What you have to do:
Transcribe only the part of the material below that begins at the line containing "Write a LaTeX" and ends at the line containing "(insT) at (63,1200)", with both kept and images left out.

[START Recorded information]

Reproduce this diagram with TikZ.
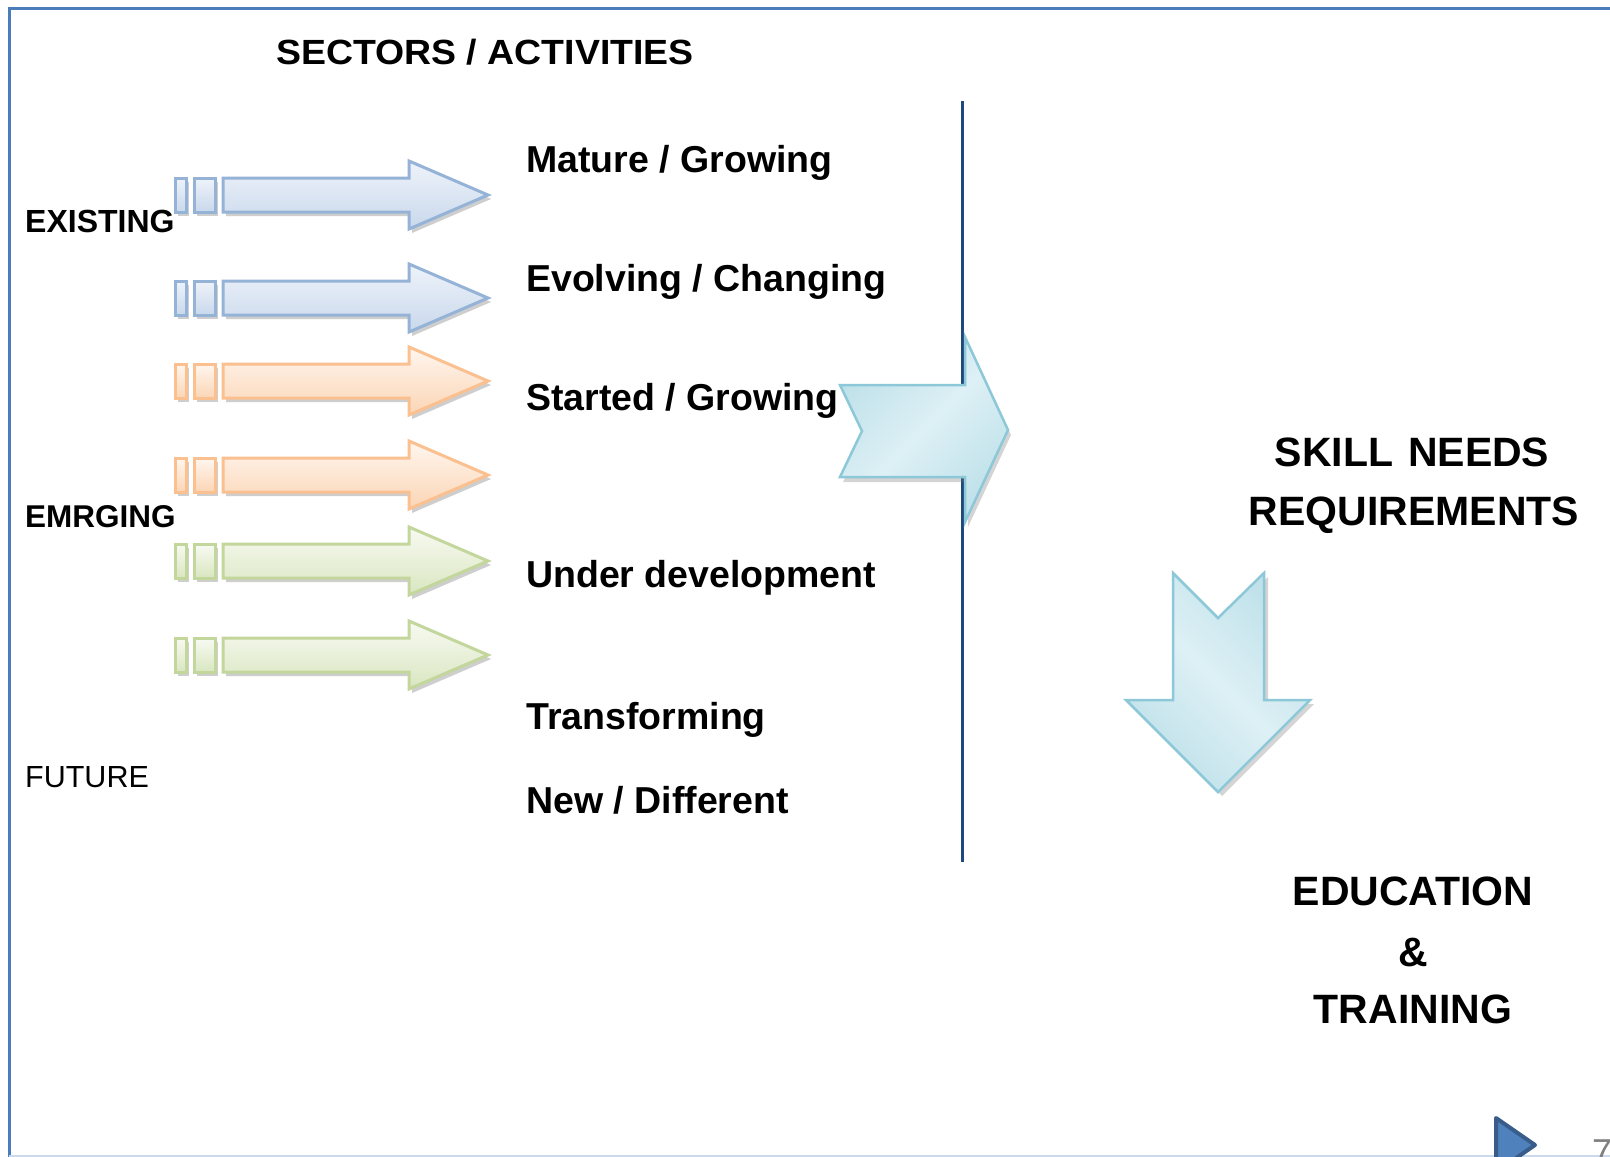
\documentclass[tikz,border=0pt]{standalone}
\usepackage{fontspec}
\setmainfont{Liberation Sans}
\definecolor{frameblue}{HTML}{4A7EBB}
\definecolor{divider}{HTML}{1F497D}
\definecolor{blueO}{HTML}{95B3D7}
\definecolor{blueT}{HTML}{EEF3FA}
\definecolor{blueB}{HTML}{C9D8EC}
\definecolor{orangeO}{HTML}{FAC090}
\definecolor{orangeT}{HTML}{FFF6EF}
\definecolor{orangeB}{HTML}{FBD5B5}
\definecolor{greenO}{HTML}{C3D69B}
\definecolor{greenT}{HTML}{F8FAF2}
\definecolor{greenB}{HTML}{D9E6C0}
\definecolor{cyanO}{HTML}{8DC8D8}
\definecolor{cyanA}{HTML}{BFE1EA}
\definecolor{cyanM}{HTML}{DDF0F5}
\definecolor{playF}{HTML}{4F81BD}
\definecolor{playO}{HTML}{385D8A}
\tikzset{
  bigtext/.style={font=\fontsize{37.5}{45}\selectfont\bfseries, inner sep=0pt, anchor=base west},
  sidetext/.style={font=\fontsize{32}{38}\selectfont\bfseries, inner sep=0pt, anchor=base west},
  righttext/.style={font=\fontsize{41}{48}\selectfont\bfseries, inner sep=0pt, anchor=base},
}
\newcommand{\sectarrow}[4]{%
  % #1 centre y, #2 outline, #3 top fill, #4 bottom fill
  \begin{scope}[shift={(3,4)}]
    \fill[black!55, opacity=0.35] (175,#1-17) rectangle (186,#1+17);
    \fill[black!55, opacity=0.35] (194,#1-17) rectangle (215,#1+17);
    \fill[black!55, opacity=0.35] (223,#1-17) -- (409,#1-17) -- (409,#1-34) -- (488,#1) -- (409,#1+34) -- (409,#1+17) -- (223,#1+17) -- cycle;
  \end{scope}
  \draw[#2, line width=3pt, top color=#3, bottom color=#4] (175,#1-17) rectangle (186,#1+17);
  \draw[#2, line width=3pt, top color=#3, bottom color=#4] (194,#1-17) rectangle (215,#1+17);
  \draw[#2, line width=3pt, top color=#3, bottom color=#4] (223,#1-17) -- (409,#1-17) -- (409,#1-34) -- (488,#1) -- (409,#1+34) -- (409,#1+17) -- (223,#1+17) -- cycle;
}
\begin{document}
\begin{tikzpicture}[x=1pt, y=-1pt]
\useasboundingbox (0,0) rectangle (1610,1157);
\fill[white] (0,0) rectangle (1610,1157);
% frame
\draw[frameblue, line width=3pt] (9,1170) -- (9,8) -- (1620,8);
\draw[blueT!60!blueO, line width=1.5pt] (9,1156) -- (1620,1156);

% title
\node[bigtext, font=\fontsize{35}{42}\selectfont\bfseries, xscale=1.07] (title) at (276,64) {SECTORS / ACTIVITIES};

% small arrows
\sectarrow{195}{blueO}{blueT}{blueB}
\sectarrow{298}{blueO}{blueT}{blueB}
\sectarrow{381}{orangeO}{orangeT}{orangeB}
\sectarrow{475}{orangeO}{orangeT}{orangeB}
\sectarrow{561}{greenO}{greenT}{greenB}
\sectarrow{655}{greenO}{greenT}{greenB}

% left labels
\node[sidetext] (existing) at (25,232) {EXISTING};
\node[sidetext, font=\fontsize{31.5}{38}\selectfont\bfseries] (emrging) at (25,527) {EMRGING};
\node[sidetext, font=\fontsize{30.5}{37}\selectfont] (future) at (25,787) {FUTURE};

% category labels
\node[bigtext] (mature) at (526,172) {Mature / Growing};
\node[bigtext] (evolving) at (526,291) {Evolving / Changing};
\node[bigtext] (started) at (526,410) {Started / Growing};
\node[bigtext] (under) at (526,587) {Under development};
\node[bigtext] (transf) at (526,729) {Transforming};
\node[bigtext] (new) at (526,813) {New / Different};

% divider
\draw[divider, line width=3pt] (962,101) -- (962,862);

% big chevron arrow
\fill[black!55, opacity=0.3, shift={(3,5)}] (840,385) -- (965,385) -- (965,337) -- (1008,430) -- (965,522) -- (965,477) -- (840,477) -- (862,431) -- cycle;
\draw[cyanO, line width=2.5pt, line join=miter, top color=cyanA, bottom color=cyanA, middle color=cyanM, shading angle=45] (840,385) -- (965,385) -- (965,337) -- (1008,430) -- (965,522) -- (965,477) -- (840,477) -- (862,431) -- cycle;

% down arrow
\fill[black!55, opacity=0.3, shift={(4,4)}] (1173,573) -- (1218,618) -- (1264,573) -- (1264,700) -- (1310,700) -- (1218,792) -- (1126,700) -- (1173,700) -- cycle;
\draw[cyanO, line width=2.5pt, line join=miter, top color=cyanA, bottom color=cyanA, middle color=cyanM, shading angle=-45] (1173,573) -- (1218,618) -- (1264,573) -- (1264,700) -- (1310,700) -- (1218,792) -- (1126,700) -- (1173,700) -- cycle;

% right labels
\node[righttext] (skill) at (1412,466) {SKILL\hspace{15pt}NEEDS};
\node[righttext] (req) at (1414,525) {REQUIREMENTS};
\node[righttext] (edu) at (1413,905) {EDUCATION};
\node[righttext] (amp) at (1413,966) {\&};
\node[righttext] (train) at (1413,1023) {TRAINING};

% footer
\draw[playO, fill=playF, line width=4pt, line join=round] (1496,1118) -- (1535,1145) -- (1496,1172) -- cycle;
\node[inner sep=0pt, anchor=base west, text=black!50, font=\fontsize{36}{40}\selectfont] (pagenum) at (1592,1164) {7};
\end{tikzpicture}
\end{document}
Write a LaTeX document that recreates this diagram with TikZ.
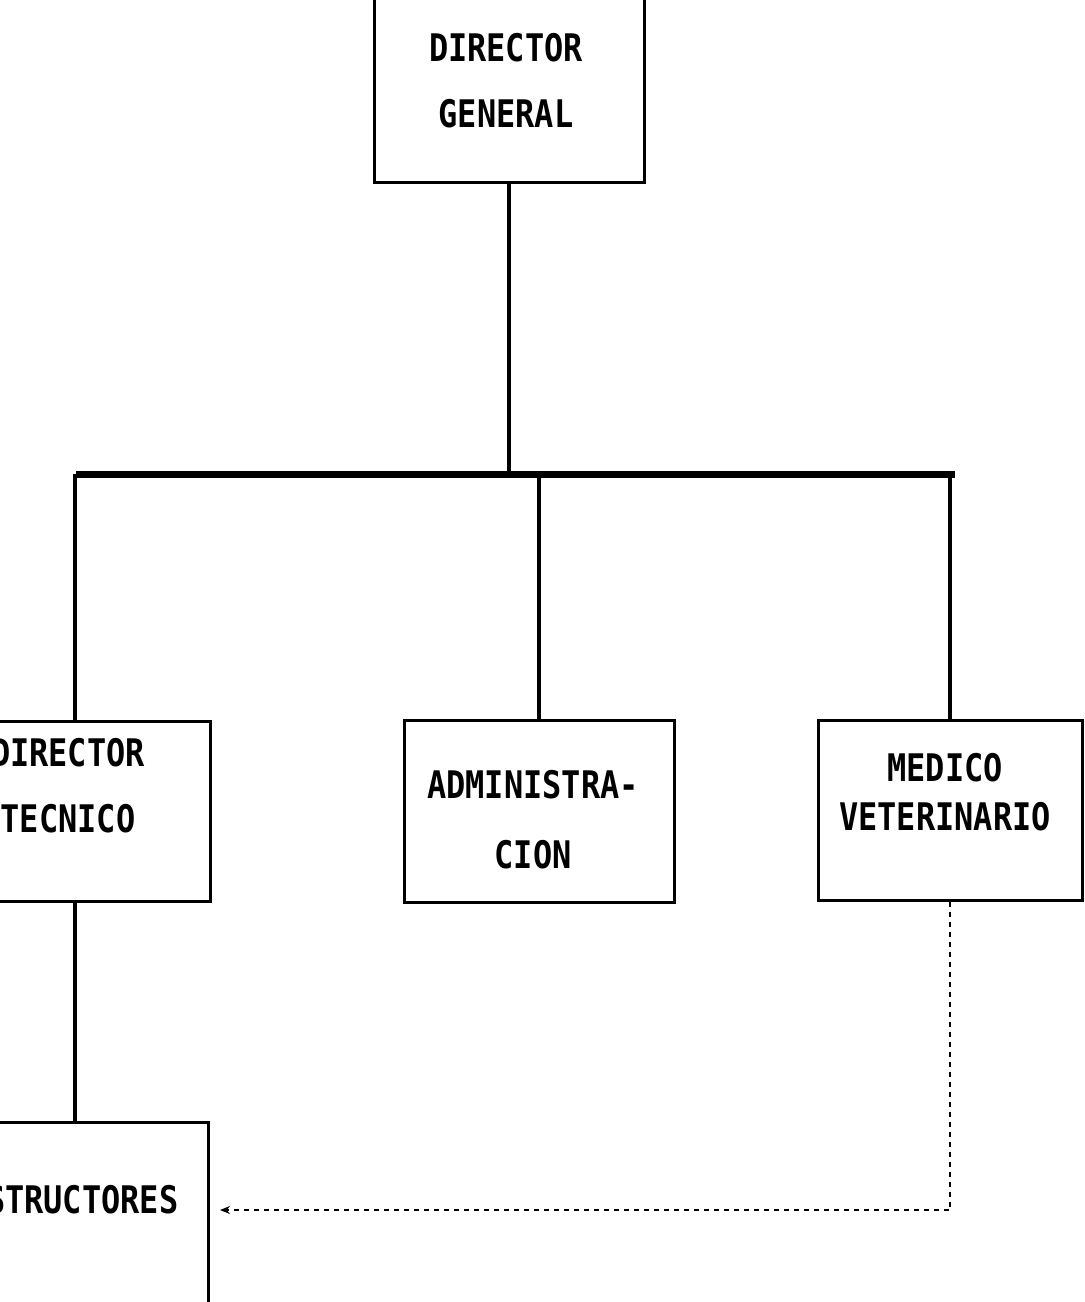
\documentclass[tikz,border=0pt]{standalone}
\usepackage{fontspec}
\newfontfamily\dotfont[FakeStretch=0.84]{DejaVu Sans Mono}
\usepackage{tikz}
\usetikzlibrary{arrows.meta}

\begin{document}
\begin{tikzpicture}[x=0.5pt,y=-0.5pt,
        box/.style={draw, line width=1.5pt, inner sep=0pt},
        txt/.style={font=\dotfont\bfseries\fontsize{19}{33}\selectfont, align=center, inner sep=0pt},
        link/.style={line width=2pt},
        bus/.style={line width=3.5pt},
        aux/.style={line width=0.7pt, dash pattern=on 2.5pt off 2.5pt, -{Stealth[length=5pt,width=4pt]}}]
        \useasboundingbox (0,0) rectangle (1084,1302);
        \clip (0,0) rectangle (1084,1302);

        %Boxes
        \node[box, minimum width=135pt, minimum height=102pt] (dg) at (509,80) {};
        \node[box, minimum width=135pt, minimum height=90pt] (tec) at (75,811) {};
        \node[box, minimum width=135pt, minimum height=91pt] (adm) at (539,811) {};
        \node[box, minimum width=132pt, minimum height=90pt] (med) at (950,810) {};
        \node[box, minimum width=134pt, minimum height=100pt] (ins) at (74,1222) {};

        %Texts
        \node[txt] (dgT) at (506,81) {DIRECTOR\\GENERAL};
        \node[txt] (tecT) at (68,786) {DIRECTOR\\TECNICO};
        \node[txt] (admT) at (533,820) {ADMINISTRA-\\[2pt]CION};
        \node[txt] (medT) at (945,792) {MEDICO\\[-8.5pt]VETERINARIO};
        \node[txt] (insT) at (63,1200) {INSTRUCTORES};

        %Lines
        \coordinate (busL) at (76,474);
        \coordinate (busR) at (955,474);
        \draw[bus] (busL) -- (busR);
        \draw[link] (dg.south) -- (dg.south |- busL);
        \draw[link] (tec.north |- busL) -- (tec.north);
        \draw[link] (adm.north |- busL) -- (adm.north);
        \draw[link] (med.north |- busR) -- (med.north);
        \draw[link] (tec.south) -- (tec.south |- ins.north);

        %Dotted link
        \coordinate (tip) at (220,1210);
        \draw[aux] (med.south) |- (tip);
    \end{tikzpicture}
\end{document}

[END Recorded information]

Worked answer:
Write a LaTeX document that recreates this diagram with TikZ.
\documentclass[tikz,border=0pt]{standalone}
\usepackage{fontspec}
\newfontfamily\dotfont[FakeStretch=0.84]{DejaVu Sans Mono}
\usepackage{tikz}
\usetikzlibrary{arrows.meta}

\begin{document}
\begin{tikzpicture}[x=0.5pt,y=-0.5pt,
        box/.style={draw, line width=1.5pt, inner sep=0pt},
        txt/.style={font=\dotfont\bfseries\fontsize{19}{33}\selectfont, align=center, inner sep=0pt},
        link/.style={line width=2pt},
        bus/.style={line width=3.5pt},
        aux/.style={line width=0.7pt, dash pattern=on 2.5pt off 2.5pt, -{Stealth[length=5pt,width=4pt]}}]
        \useasboundingbox (0,0) rectangle (1084,1302);
        \clip (0,0) rectangle (1084,1302);

        %Boxes
        \node[box, minimum width=135pt, minimum height=102pt] (dg) at (509,80) {};
        \node[box, minimum width=135pt, minimum height=90pt] (tec) at (75,811) {};
        \node[box, minimum width=135pt, minimum height=91pt] (adm) at (539,811) {};
        \node[box, minimum width=132pt, minimum height=90pt] (med) at (950,810) {};
        \node[box, minimum width=134pt, minimum height=100pt] (ins) at (74,1222) {};

        %Texts
        \node[txt] (dgT) at (506,81) {DIRECTOR\\GENERAL};
        \node[txt] (tecT) at (68,786) {DIRECTOR\\TECNICO};
        \node[txt] (admT) at (533,820) {ADMINISTRA-\\[2pt]CION};
        \node[txt] (medT) at (945,792) {MEDICO\\[-8.5pt]VETERINARIO};
        \node[txt] (insT) at (63,1200) {INSTRUCTORES};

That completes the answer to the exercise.